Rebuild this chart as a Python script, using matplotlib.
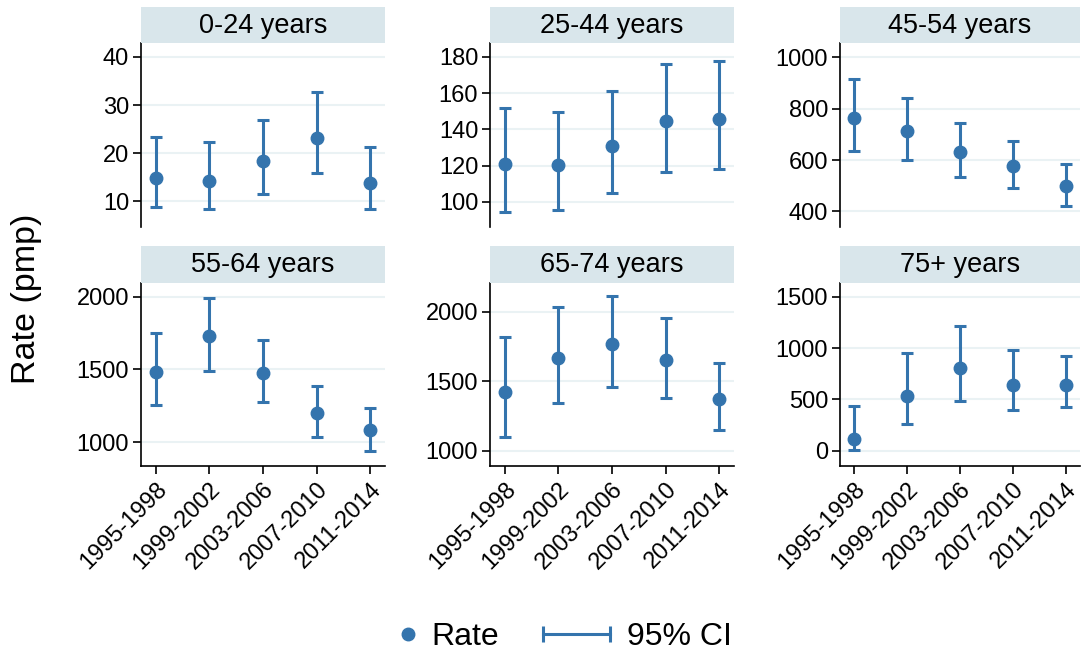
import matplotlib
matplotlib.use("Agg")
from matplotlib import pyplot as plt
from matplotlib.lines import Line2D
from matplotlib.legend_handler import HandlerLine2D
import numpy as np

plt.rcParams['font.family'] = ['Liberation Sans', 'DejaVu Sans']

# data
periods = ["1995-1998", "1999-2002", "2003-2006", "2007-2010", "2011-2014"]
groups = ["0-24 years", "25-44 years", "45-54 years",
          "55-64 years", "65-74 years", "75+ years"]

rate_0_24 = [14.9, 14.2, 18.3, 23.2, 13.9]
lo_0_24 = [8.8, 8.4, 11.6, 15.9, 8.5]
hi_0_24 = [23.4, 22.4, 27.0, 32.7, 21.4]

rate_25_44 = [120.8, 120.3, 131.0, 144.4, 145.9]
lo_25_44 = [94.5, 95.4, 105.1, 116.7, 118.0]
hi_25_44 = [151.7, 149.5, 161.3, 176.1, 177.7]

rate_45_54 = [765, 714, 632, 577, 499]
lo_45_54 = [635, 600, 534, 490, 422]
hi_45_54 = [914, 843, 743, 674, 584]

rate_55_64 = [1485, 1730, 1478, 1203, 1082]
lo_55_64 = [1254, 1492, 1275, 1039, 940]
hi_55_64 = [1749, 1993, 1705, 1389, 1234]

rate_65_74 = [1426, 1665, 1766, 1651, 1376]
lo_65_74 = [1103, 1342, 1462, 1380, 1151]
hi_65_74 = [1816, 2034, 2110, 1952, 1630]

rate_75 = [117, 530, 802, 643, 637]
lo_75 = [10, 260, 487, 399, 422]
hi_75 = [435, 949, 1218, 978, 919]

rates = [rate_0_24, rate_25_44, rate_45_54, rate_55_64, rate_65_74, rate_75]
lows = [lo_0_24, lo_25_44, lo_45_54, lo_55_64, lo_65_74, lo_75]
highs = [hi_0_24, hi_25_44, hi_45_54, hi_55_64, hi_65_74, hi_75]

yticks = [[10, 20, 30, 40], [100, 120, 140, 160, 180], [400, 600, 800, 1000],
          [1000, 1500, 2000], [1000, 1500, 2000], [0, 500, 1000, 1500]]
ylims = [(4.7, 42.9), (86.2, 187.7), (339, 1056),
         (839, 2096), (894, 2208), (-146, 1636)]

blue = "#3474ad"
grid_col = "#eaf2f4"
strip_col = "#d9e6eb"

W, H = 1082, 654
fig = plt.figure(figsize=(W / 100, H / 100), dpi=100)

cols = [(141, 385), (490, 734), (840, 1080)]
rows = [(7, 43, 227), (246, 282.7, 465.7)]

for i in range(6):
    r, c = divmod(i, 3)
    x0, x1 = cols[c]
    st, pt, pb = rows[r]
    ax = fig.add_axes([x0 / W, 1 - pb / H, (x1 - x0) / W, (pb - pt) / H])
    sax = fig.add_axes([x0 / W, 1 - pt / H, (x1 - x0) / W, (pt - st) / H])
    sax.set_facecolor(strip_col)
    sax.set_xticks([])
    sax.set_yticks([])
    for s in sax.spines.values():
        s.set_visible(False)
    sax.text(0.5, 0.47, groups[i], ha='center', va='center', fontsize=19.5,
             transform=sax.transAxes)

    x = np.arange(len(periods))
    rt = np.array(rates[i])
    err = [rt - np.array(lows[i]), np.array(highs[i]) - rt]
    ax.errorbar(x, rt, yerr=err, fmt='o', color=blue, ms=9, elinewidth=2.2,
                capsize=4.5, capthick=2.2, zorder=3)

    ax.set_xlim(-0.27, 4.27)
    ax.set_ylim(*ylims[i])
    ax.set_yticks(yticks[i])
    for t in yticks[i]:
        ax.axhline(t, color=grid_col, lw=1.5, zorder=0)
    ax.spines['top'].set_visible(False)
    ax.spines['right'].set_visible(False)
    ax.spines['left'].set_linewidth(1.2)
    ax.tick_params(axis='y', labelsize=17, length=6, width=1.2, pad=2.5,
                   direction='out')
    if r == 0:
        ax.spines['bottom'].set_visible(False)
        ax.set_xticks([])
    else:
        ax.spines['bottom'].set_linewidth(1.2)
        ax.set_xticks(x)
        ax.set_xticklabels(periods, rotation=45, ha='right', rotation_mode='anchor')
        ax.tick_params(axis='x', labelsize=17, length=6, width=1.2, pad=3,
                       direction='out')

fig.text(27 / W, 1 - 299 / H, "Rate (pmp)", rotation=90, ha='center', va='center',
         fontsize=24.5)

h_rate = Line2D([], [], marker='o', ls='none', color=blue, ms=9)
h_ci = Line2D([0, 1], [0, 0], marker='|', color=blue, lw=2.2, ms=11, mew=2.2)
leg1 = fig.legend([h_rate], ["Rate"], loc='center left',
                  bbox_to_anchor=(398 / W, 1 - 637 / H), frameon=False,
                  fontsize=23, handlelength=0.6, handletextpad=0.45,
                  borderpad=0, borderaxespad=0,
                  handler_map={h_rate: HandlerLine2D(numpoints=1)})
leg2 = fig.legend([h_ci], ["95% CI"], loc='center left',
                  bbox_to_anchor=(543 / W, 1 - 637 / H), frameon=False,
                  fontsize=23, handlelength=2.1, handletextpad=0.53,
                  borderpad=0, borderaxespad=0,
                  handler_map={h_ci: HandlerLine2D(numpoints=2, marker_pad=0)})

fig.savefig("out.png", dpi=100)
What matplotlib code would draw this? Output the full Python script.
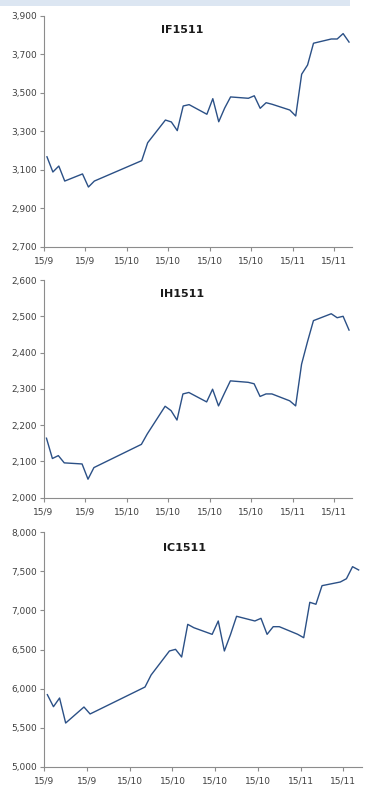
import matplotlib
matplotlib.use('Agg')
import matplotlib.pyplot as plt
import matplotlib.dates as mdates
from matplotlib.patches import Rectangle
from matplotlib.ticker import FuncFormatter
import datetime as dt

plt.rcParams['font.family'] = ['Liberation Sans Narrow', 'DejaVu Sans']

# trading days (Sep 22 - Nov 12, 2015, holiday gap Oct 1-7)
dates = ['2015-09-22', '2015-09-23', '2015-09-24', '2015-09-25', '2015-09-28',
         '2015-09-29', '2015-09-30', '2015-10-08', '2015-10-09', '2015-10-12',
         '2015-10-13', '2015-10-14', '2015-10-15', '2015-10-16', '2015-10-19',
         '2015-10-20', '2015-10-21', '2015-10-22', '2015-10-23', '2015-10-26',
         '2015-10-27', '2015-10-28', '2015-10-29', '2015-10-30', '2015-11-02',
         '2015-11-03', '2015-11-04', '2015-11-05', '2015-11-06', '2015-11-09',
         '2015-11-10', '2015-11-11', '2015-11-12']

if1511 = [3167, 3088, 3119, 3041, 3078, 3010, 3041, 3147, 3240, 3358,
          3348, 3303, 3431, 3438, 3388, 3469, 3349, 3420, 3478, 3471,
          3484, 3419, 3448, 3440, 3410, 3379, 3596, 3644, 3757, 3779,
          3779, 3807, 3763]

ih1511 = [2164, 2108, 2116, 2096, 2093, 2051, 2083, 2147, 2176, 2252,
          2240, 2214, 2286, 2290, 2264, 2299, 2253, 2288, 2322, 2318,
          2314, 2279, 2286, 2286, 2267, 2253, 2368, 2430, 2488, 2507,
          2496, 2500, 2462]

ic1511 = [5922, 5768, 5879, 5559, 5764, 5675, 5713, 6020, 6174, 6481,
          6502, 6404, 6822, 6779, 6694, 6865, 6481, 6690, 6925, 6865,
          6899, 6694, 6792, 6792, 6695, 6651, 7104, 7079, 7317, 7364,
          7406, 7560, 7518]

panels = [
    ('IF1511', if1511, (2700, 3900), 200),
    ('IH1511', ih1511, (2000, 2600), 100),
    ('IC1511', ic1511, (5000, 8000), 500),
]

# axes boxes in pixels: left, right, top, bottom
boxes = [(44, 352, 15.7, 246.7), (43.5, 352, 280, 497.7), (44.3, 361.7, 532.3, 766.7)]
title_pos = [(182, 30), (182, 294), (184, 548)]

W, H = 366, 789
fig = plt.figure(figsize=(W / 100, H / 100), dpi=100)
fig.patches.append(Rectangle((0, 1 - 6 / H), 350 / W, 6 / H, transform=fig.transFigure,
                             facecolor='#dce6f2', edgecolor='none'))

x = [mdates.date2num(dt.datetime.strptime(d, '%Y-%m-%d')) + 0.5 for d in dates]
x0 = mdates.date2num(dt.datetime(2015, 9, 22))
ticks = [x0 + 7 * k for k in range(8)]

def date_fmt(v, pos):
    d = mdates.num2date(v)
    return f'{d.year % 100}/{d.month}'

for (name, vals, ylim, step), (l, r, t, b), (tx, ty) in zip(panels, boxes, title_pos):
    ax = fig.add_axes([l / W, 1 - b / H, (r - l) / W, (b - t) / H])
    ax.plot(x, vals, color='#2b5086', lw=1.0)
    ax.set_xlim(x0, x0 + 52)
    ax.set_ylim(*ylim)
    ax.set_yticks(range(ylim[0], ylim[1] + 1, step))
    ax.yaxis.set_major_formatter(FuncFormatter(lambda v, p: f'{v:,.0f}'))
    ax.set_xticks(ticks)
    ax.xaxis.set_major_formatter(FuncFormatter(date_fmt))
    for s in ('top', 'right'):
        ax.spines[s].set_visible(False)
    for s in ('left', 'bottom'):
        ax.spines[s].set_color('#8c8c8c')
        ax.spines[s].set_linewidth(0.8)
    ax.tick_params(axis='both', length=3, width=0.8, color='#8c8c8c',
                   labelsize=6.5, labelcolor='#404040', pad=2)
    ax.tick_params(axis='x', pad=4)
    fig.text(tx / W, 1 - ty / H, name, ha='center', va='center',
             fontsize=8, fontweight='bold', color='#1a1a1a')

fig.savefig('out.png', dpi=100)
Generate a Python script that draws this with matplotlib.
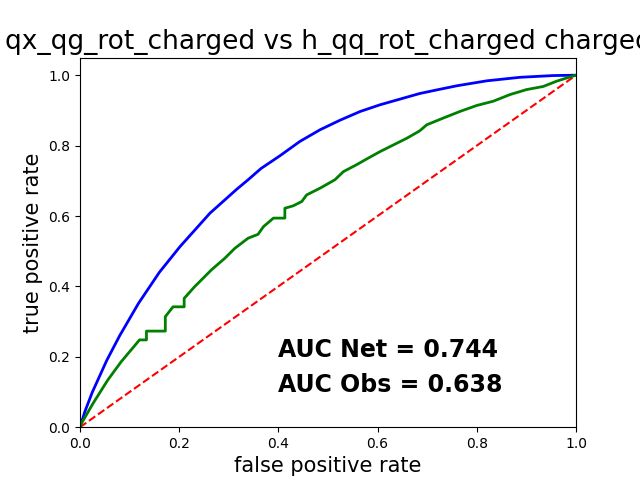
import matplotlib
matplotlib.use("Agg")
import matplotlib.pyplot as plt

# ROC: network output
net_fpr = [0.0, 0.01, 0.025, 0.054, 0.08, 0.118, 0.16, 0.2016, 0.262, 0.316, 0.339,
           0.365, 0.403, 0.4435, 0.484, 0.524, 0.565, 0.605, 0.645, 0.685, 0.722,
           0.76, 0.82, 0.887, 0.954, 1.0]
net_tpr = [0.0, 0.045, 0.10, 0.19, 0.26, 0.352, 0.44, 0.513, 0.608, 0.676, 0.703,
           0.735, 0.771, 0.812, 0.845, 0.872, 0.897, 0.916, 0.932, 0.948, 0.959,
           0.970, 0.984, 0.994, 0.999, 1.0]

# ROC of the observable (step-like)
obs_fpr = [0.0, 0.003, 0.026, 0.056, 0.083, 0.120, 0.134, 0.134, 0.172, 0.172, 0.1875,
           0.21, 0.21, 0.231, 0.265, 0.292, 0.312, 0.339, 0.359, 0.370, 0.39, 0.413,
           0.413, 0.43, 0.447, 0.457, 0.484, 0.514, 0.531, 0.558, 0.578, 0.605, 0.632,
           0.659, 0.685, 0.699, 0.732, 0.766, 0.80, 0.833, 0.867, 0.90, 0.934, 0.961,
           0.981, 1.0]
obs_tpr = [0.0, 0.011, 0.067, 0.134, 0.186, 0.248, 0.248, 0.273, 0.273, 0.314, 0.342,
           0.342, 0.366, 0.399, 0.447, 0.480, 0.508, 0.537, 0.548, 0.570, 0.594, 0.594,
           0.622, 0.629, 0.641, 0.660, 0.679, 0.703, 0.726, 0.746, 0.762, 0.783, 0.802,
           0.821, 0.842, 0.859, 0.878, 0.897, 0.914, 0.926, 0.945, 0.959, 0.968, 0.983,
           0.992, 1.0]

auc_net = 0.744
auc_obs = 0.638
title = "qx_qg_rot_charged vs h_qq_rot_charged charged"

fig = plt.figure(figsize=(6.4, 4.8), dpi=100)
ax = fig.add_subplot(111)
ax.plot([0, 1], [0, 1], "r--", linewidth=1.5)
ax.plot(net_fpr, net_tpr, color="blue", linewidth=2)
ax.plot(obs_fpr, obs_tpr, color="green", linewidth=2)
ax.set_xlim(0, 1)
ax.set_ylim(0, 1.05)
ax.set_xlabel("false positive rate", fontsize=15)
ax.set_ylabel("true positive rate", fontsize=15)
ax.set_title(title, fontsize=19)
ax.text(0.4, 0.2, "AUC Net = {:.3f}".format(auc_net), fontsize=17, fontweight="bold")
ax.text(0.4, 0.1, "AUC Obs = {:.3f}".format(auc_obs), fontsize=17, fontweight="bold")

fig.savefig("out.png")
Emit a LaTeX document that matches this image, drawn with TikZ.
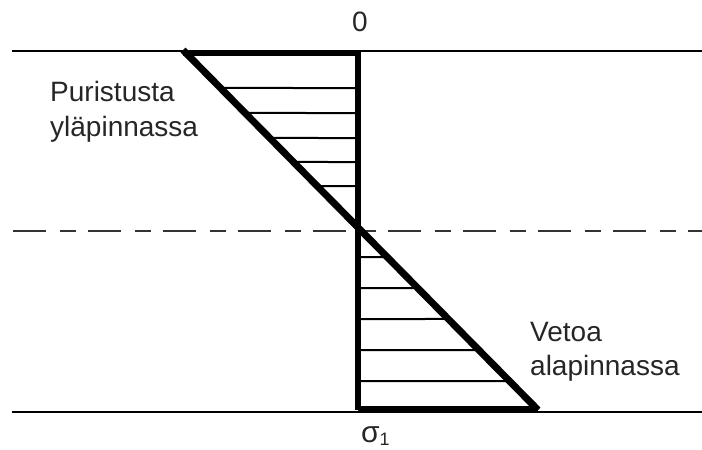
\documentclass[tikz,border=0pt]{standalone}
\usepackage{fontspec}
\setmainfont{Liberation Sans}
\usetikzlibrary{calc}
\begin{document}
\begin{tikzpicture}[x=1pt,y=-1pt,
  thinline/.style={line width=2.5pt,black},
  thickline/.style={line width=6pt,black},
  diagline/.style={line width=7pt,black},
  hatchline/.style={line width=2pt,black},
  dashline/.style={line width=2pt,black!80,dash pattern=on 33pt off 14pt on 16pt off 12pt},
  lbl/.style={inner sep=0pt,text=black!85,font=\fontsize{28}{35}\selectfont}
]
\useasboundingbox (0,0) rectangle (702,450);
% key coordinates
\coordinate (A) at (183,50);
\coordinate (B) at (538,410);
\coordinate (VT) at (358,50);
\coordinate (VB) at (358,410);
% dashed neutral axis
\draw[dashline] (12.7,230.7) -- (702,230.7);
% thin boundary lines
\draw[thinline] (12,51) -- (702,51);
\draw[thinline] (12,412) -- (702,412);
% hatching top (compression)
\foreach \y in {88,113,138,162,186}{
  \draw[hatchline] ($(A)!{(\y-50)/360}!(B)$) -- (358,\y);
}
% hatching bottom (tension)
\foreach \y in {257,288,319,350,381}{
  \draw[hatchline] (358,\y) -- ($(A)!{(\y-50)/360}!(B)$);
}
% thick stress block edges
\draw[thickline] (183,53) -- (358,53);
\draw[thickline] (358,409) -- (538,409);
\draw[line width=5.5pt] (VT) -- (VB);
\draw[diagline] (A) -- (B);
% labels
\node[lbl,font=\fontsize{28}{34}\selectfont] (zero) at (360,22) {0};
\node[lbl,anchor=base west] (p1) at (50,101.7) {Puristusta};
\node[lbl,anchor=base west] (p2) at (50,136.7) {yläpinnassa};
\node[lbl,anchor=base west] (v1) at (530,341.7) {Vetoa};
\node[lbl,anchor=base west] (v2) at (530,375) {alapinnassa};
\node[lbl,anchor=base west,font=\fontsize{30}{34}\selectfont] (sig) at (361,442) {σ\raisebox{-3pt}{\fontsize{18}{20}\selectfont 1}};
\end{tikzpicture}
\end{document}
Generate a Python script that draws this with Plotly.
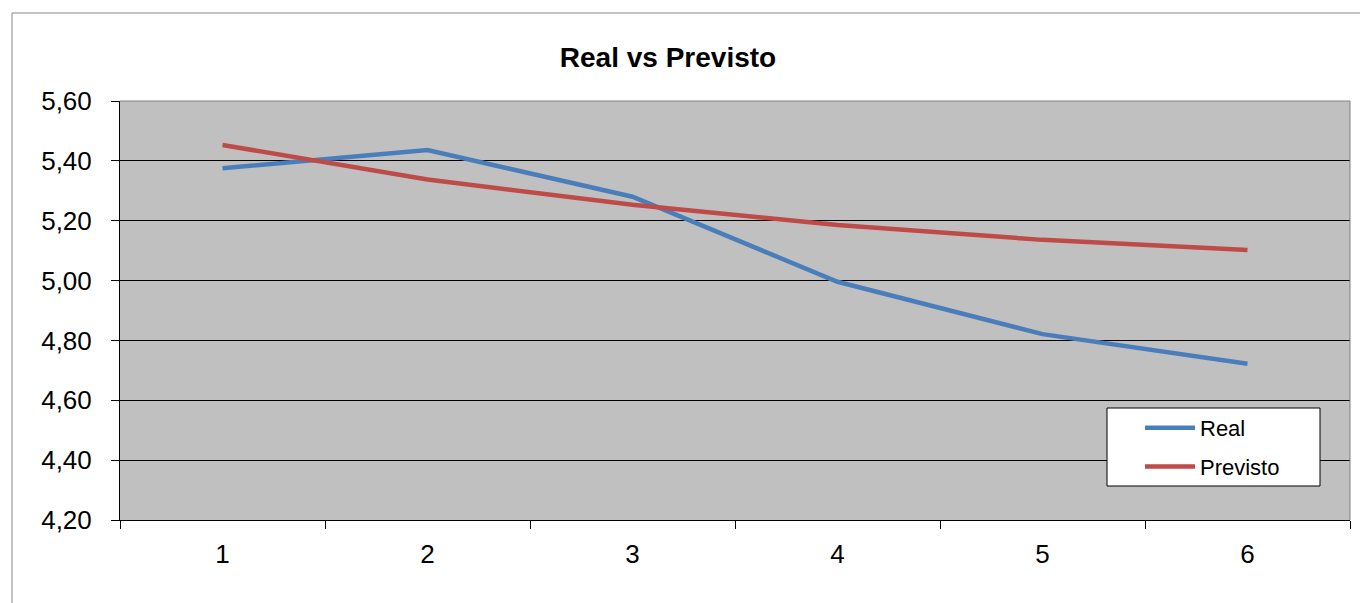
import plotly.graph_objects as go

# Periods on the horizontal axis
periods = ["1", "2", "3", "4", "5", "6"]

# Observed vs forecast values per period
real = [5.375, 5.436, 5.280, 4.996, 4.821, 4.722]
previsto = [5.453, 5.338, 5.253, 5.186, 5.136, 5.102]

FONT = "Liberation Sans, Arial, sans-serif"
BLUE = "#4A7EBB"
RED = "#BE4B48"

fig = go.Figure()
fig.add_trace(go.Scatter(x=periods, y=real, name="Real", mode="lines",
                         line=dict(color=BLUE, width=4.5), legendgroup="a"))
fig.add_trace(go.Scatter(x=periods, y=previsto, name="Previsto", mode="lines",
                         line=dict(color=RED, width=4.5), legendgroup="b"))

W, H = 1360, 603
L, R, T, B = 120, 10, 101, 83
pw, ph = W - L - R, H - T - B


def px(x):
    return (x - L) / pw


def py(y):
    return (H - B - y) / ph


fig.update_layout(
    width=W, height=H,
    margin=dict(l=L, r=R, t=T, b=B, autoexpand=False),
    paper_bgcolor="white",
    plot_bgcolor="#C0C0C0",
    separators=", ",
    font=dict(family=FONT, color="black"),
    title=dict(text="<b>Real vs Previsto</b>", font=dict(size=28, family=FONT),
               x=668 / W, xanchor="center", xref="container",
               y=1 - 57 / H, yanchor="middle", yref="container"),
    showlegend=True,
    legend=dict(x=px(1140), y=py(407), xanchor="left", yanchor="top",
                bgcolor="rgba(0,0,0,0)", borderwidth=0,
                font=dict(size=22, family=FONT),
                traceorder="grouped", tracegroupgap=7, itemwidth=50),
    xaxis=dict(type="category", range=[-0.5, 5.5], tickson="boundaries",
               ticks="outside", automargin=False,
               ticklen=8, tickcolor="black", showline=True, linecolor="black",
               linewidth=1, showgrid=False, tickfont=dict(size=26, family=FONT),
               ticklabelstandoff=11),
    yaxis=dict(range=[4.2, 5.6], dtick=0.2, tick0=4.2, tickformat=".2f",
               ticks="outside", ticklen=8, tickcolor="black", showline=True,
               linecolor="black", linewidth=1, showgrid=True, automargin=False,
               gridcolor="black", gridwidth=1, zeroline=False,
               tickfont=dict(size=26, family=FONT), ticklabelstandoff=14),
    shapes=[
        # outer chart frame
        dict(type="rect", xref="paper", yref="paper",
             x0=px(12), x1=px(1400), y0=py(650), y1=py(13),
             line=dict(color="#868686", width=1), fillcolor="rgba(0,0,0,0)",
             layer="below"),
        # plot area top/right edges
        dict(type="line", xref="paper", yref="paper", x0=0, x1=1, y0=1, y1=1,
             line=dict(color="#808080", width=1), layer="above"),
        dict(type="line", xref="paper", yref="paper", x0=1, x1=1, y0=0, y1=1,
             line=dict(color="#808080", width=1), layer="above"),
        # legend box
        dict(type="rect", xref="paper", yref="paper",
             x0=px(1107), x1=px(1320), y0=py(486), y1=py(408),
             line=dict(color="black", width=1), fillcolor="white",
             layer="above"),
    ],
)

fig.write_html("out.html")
##############################
▶ [WRITTEN REQUEST] From the first line above to the line containing "plt.rcParams['font.family'] = ['Liberation Sans', 'DejaVu", repeat each line exactly. Pictures stay out.

▶ [RESULT OF THIS EXERCISE]
Rebuild this chart as a Python script, using matplotlib.
import matplotlib
matplotlib.use("Agg")
from matplotlib import pyplot as plt
from matplotlib.lines import Line2D
from matplotlib.legend_handler import HandlerLine2D
import numpy as np

plt.rcParams['font.family'] = ['Liberation Sans', 'DejaVu Sans']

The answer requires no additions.